WHAT THE EXERCISE ASKS:
Repeat all of the material below exactly as written, images excluded.

--- Begin ---

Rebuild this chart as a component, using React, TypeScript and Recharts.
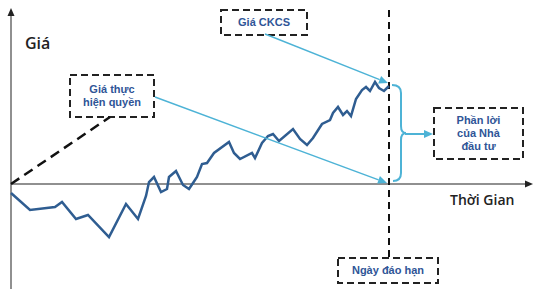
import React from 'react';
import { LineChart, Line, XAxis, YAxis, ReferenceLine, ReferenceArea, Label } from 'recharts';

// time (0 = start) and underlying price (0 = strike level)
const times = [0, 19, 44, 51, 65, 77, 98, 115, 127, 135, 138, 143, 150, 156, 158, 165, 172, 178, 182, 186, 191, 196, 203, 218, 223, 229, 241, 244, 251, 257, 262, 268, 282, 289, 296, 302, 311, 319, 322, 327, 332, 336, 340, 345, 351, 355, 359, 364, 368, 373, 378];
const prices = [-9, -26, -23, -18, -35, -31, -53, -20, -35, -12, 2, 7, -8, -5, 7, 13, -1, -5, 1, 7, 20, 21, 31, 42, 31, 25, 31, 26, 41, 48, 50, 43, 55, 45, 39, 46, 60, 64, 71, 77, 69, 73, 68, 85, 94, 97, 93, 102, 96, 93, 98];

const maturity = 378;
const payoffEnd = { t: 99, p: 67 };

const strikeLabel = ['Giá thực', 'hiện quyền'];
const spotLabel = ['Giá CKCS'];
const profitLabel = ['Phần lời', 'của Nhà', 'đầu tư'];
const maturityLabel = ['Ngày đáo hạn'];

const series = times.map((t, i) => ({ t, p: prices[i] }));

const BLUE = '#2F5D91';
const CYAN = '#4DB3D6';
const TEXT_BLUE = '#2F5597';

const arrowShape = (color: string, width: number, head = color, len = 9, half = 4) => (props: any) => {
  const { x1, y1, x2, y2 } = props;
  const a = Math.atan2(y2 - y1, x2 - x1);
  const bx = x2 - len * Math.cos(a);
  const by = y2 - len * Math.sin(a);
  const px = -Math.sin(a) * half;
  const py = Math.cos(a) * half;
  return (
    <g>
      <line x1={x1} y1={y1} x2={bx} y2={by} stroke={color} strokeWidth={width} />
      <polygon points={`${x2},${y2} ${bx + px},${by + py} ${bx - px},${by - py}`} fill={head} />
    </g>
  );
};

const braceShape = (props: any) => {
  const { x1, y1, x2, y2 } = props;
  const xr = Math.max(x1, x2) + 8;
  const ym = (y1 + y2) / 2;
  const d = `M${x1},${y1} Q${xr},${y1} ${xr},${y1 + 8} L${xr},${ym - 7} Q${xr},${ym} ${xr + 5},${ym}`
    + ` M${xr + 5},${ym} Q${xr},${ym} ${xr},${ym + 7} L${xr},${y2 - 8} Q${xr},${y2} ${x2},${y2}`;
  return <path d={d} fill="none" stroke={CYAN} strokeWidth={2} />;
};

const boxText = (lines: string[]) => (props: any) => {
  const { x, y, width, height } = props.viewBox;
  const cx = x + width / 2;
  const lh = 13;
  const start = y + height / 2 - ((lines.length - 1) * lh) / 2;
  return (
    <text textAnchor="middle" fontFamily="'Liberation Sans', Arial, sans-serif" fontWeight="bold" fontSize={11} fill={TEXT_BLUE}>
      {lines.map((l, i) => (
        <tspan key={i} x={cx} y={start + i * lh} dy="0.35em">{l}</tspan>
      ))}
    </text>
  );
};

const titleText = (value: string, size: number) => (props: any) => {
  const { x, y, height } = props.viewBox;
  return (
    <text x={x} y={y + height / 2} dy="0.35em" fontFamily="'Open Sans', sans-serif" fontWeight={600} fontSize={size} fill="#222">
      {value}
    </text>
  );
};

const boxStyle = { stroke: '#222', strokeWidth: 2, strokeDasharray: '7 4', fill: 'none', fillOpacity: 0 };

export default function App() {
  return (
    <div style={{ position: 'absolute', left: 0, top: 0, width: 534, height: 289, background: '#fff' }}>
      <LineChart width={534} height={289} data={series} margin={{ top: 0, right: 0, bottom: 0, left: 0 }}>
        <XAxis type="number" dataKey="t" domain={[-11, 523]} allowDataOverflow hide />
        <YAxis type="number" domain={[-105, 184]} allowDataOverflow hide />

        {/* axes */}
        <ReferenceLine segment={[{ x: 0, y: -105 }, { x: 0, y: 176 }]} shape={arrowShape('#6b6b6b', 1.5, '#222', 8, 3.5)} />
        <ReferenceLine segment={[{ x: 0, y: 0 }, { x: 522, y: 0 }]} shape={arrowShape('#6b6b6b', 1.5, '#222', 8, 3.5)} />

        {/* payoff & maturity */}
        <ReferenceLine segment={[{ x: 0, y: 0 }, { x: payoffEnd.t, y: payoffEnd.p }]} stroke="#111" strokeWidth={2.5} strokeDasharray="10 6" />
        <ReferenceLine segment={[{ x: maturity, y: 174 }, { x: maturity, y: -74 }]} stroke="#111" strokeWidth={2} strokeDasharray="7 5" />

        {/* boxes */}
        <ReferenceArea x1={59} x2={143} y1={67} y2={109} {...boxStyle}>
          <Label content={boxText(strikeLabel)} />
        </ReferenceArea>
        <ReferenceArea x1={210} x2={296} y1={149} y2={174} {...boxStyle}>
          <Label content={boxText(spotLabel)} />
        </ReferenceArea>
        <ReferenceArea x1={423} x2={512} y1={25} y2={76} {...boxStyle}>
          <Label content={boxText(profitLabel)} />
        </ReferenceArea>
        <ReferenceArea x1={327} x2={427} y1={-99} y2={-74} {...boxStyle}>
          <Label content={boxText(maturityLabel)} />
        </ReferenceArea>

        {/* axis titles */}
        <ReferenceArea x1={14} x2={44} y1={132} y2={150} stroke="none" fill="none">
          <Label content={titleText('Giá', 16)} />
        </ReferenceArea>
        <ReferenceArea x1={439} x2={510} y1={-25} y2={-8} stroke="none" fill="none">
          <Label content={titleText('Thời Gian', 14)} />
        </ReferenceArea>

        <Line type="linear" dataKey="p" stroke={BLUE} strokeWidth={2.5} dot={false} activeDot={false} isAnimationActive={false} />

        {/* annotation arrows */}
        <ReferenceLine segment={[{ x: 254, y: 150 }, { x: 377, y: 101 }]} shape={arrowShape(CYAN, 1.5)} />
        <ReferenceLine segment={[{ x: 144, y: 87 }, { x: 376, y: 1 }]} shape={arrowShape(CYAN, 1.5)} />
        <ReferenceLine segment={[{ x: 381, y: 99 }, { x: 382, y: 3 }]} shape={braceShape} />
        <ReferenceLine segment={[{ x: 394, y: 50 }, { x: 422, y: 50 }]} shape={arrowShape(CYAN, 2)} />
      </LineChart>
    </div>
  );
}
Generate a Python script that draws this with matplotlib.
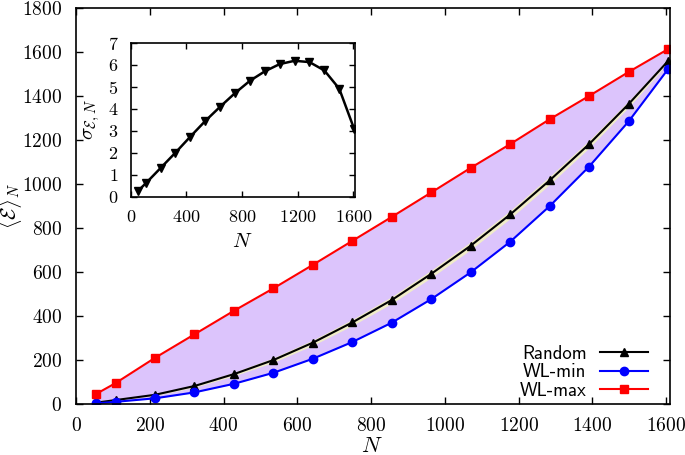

--- End ---

RESULT:
Rebuild this chart as a component, using React, TypeScript and Recharts.
import React from 'react';
import { LineChart, Line, XAxis, YAxis, ReferenceLine, ReferenceArea, Label } from 'recharts';

// time (0 = start) and underlying price (0 = strike level)
const times = [0, 19, 44, 51, 65, 77, 98, 115, 127, 135, 138, 143, 150, 156, 158, 165, 172, 178, 182, 186, 191, 196, 203, 218, 223, 229, 241, 244, 251, 257, 262, 268, 282, 289, 296, 302, 311, 319, 322, 327, 332, 336, 340, 345, 351, 355, 359, 364, 368, 373, 378];
const prices = [-9, -26, -23, -18, -35, -31, -53, -20, -35, -12, 2, 7, -8, -5, 7, 13, -1, -5, 1, 7, 20, 21, 31, 42, 31, 25, 31, 26, 41, 48, 50, 43, 55, 45, 39, 46, 60, 64, 71, 77, 69, 73, 68, 85, 94, 97, 93, 102, 96, 93, 98];

const maturity = 378;
const payoffEnd = { t: 99, p: 67 };

const strikeLabel = ['Giá thực', 'hiện quyền'];
const spotLabel = ['Giá CKCS'];
const profitLabel = ['Phần lời', 'của Nhà', 'đầu tư'];
const maturityLabel = ['Ngày đáo hạn'];

const series = times.map((t, i) => ({ t, p: prices[i] }));

const BLUE = '#2F5D91';
const CYAN = '#4DB3D6';
const TEXT_BLUE = '#2F5597';

const arrowShape = (color: string, width: number, head = color, len = 9, half = 4) => (props: any) => {
  const { x1, y1, x2, y2 } = props;
  const a = Math.atan2(y2 - y1, x2 - x1);
  const bx = x2 - len * Math.cos(a);
  const by = y2 - len * Math.sin(a);
  const px = -Math.sin(a) * half;
  const py = Math.cos(a) * half;
  return (
    <g>
      <line x1={x1} y1={y1} x2={bx} y2={by} stroke={color} strokeWidth={width} />
      <polygon points={`${x2},${y2} ${bx + px},${by + py} ${bx - px},${by - py}`} fill={head} />
    </g>
  );
};

const braceShape = (props: any) => {
  const { x1, y1, x2, y2 } = props;
  const xr = Math.max(x1, x2) + 8;
  const ym = (y1 + y2) / 2;
  const d = `M${x1},${y1} Q${xr},${y1} ${xr},${y1 + 8} L${xr},${ym - 7} Q${xr},${ym} ${xr + 5},${ym}`
    + ` M${xr + 5},${ym} Q${xr},${ym} ${xr},${ym + 7} L${xr},${y2 - 8} Q${xr},${y2} ${x2},${y2}`;
  return <path d={d} fill="none" stroke={CYAN} strokeWidth={2} />;
};

const boxText = (lines: string[]) => (props: any) => {
  const { x, y, width, height } = props.viewBox;
  const cx = x + width / 2;
  const lh = 13;
  const start = y + height / 2 - ((lines.length - 1) * lh) / 2;
  return (
    <text textAnchor="middle" fontFamily="'Liberation Sans', Arial, sans-serif" fontWeight="bold" fontSize={11} fill={TEXT_BLUE}>
      {lines.map((l, i) => (
        <tspan key={i} x={cx} y={start + i * lh} dy="0.35em">{l}</tspan>
      ))}
    </text>
  );
};

const titleText = (value: string, size: number) => (props: any) => {
  const { x, y, height } = props.viewBox;
  return (
    <text x={x} y={y + height / 2} dy="0.35em" fontFamily="'Open Sans', sans-serif" fontWeight={600} fontSize={size} fill="#222">
      {value}
    </text>
  );
};

const boxStyle = { stroke: '#222', strokeWidth: 2, strokeDasharray: '7 4', fill: 'none', fillOpacity: 0 };

export default function App() {
  return (
    <div style={{ position: 'absolute', left: 0, top: 0, width: 534, height: 289, background: '#fff' }}>
      <LineChart width={534} height={289} data={series} margin={{ top: 0, right: 0, bottom: 0, left: 0 }}>
        <XAxis type="number" dataKey="t" domain={[-11, 523]} allowDataOverflow hide />
        <YAxis type="number" domain={[-105, 184]} allowDataOverflow hide />

        {/* axes */}
        <ReferenceLine segment={[{ x: 0, y: -105 }, { x: 0, y: 176 }]} shape={arrowShape('#6b6b6b', 1.5, '#222', 8, 3.5)} />
        <ReferenceLine segment={[{ x: 0, y: 0 }, { x: 522, y: 0 }]} shape={arrowShape('#6b6b6b', 1.5, '#222', 8, 3.5)} />

        {/* payoff & maturity */}
        <ReferenceLine segment={[{ x: 0, y: 0 }, { x: payoffEnd.t, y: payoffEnd.p }]} stroke="#111" strokeWidth={2.5} strokeDasharray="10 6" />
        <ReferenceLine segment={[{ x: maturity, y: 174 }, { x: maturity, y: -74 }]} stroke="#111" strokeWidth={2} strokeDasharray="7 5" />

        {/* boxes */}
        <ReferenceArea x1={59} x2={143} y1={67} y2={109} {...boxStyle}>
          <Label content={boxText(strikeLabel)} />
        </ReferenceArea>
        <ReferenceArea x1={210} x2={296} y1={149} y2={174} {...boxStyle}>
          <Label content={boxText(spotLabel)} />
        </ReferenceArea>
        <ReferenceArea x1={423} x2={512} y1={25} y2={76} {...boxStyle}>
          <Label content={boxText(profitLabel)} />
        </ReferenceArea>
        <ReferenceArea x1={327} x2={427} y1={-99} y2={-74} {...boxStyle}>
          <Label content={boxText(maturityLabel)} />
        </ReferenceArea>

        {/* axis titles */}
        <ReferenceArea x1={14} x2={44} y1={132} y2={150} stroke="none" fill="none">
          <Label content={titleText('Giá', 16)} />
        </ReferenceArea>
        <ReferenceArea x1={439} x2={510} y1={-25} y2={-8} stroke="none" fill="none">
          <Label content={titleText('Thời Gian', 14)} />
        </ReferenceArea>

        <Line type="linear" dataKey="p" stroke={BLUE} strokeWidth={2.5} dot={false} activeDot={false} isAnimationActive={false} />

        {/* annotation arrows */}
        <ReferenceLine segment={[{ x: 254, y: 150 }, { x: 377, y: 101 }]} shape={arrowShape(CYAN, 1.5)} />
        <ReferenceLine segment={[{ x: 144, y: 87 }, { x: 376, y: 1 }]} shape={arrowShape(CYAN, 1.5)} />
        <ReferenceLine segment={[{ x: 381, y: 99 }, { x: 382, y: 3 }]} shape={braceShape} />
        <ReferenceLine segment={[{ x: 394, y: 50 }, { x: 422, y: 50 }]} shape={arrowShape(CYAN, 2)} />
      </LineChart>
    </div>
  );
}
Generate a Python script that draws this with matplotlib.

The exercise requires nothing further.